Dwindling confidence in Westminster, the cost-of-living crisis and the climate emergency would seem to point to an increasingly important role for prominent local leaders to keep their cities on track – particularly if they are to remain attractive to global investors.
Yet in Bristol, the electorate voted earlier this year to scrap the role of an elected, executive mayor vested with greater powers than a council leader, 10 years after it voted to introduce the role.
In fact, it is one of a growing number of UK cities to go down this path: Hartlepool, Stoke-on-Trent and Torbay have all scrapped the role of mayor.
For Bristol, the referendum came halfway through a second term in office for Labour mayor Marvin Rees. Instead of continuing with the experiment, Bristolians opted to put in place a committee system for at least the next decade – albeit on a low 29% turnout.

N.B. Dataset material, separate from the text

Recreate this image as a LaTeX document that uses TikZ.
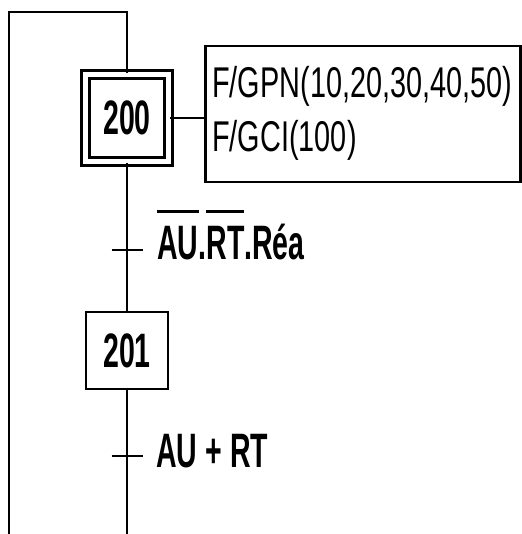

So when Rees’s second term ends in 2024, the council will establish a series of cross-party committees to ratify decisions in specific policy areas. According to the Local Government Association, it’s a system that means “more councillors are actively involved in decision-making, but it can take longer to reach decisions”.
Different decision-making
Green Party councillor Christine Townsend, elected in 2021, has been close to the process that heralded the end of the mayor-and-cabinet system for Bristol. She describes the frustration caused by the mayor’s decision to “maintain a concentration of power” by appointing an all-Labour cabinet – particularly after the Green Party gained an equal number of councillors in 2021.
“That eventually meant that people said, ‘We don’t want this system anymore.’ You need to listen to how people have voted,” she says. The referendum on Bristol’s local government system was ultimately proposed by Liberal Democrat councillors, seconded by the Greens. “Diversity leads to better decision-making,” Townsend adds.

One decision that particularly rankled was the ending of long-running plans for an arena on Temple Island, next to Temple Meads station in the city centre, which had been championed by Rees’s predecessor. Rees had initially supported the idea but changed his mind after projected construction costs spiralled. The decision effectively meant that the city “lost” the arena to the Brabazon Hangars site north of Bristol in Filton, south Gloucestershire, where the YTL Arena is scheduled to open in 2024.
Townsend says the Temple Island proposal had offered “huge promise” for the city. “We’d had years of build-up to that arena development and it’s now been lost to Bristol. People were very sore about that,” she says.
But won’t a committee-based approach slow down important decisions like this still further – with further potential impacts for the real estate sector?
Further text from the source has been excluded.